New camp phenom?

LATROBE – Fast Willie Parker was the camp phenom last year. This year the camp phenom just might be Fightin' Willie Colon. The fourth-round draft pick opened eyes in the spring with his strength, aggressiveness and technique. Yesterday he opened eyes with his nasty attitude ...

... courtesy of Clark Haggans.

In one-on-one line drills, Colon, the right tackle, stonewalled Haggans, the left outside linebacker, and a frustrated Haggans ripped Colon's helmet off. The two stood a foot or so apart, ready to go at it as Colon nodded his head as if to say, bring it on. Haggans walked back to the line telling Colon they could go at any time, and Colon talked back in the affirmative.

Colon was sent back out for another rep, but Haggans was replaced – and the two exchanged a few more barbs from a further distance.

The smack talk continued a few plays later, after Haggans blew past Nick Hagemann, and, as Haggans began walking to the other field for 7-on-7 drills, Colon blew him a kiss amidst the threat of an all-out brouhaha. It wouldn't have been Colon's first.

"I was known for getting in scuffles in college," he said. "I got in a scuffle in the coaching sessions with Orien Harris. But it's on the field. I leave it on the field. I never take it in the locker room. It's just my competitive nature that whoever I'm going against sometimes things get hot-headed and that's just football. It's always going to be like that but I never take it into the locker room. I'm going in to have dinner with Clark right now, buy him a drink, whatever he wants. I'll never take it off the field. That's the way you have to treat it."

The Steelers drafted Colon (pronounced Kuh-LOAN) out of Hofstra in the fourth round. The Division I-AA pedigree wasn't the only strike against Colon, who, at 6-foot-3, was considered by many as too short to play tackle. But he grew up in the South Bronx, where a young man learns never to back down -- not against a thug and not against a leader of a Super Bowl champion.

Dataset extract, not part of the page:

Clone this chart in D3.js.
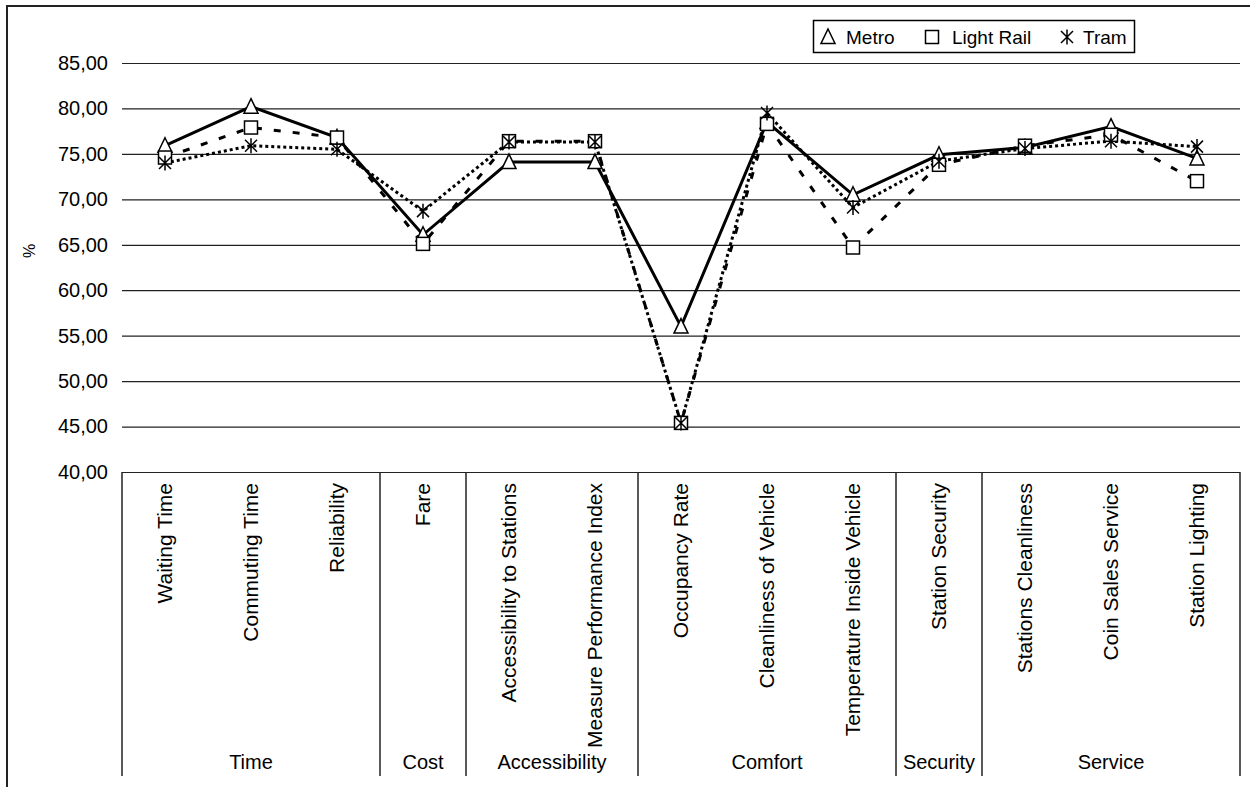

"Never have, never will. No matter where I'm at, no matter what the situation is," Colon said. "I mean he's competitive out here; he's a veteran; he's well-known; he's a great athlete; he's a factor to this defense. I'm a rookie just trying to make my name known – not even that; I'm a rookie just trying to make the ball club. Anytime you let anyone of his status, or any status, try to show you up and you don't respond, then you just become the weak link around here and I refuse to be the weak link. I work my butt off too hard to be the weak link.

"Coming from the South Bronx, only the strong survive and I've taken that personally, like a creed of mind, and I work on it. I'm not a bad ass. I'm not somebody that will go out there and fight. But if you test me, I'm going to test you back. I'm going to give you what you give me.

I'm here to play football, represent the Pittsburgh Steelers organization, represent my family, and I need to be a positive role model to whoever gives a damn about me."

Colon impressed the Steelers in the spring and they think they have a keeper. Colon, though, is less than impressed. He said he let the heat get the better of him Monday, but woke up Tuesday telling himself to give everything he had and all would fall into place.

Blowing a kiss to one of the top pass-rushing linebackers in the NFL probably wasn't what Colon had in mind, but stone-walling Haggans in the first place was.

Colon is not only strong, but his stumpy build allows him to establish a strong base as he snaps his thick arms into a linebacker's chest with authority.

"It's the heart of the dog," he said. "I've played against 6-6 guys, 6-5 guys. I've won some, lost some. Every day you've just got to get better. You've got to take what you do with pride. This is my craft. I'm not a lawyer or a doctor. This is what I do for a living, so I take it very seriously. Whoever lines up against me, they have to know I'm going to take it very seriously so they'd better take it very seriously. And that's it. I'm not some back-alley bully. If that's the reputation people give me, fine, but I'm a loving guy. I love my Lord. I love my family. And I'm going to give it 110 percent all the time."

Coach Bill Cowher didn't see the amusing skirmish between Colon and Haggans but he heard about it.

"That's good competition," Cowher said. "Willie's a tough kid, very proud, and a very good competitor."